The landscapes along the road from the entrance gate of the park towards Sossusvlei are incredible. One massive red dune follows the next and they are there for you to be explored. Just stop your car somewhere on the roadside and start hiking up the sandy mountains. One of the most accessible and highest dunes along the road is Dune 45. You will see a sign as you drive along the road and there is also a small parking space where you can leave your car. Put on some sunscreen before you start hiking up the dune. It looks like hiking up the slope of the dune will only take a couple of minutes but walking in the soft sand is quite exhausting. I’ve spent nearly 1.5 hours on the dune. After every step, the scenery got even more beautiful so I just had to continue walking.

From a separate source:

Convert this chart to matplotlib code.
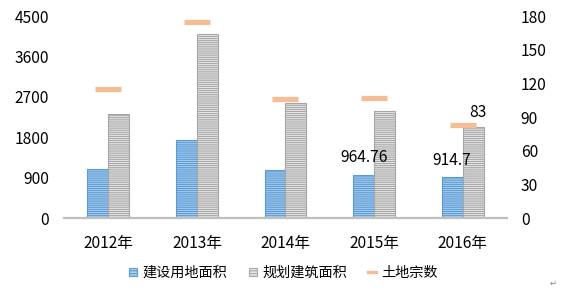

Sossusvlei Packing Tip: Make sure to pack some sunscreen, mosquito spray, a hat for protection against the heat, lip balm (the wind of the desert will dry out your lips), plenty of water and some snacks.
There aren’t any dedicated game drives in the area but you will definitely encounter some wildlife during your time in the Namib Desert. Buffaloes, ostriches, springboks, oryx, jackals were just a few of the animals we saw during our drive to Sossusvlei.
Have you been to Sossusvlei or are you planning a visit? Namibia is the 5th safest country in Africa. While you should be carfeul moving around the big cities, there is absolutely nothing to fear in Sossusvlei.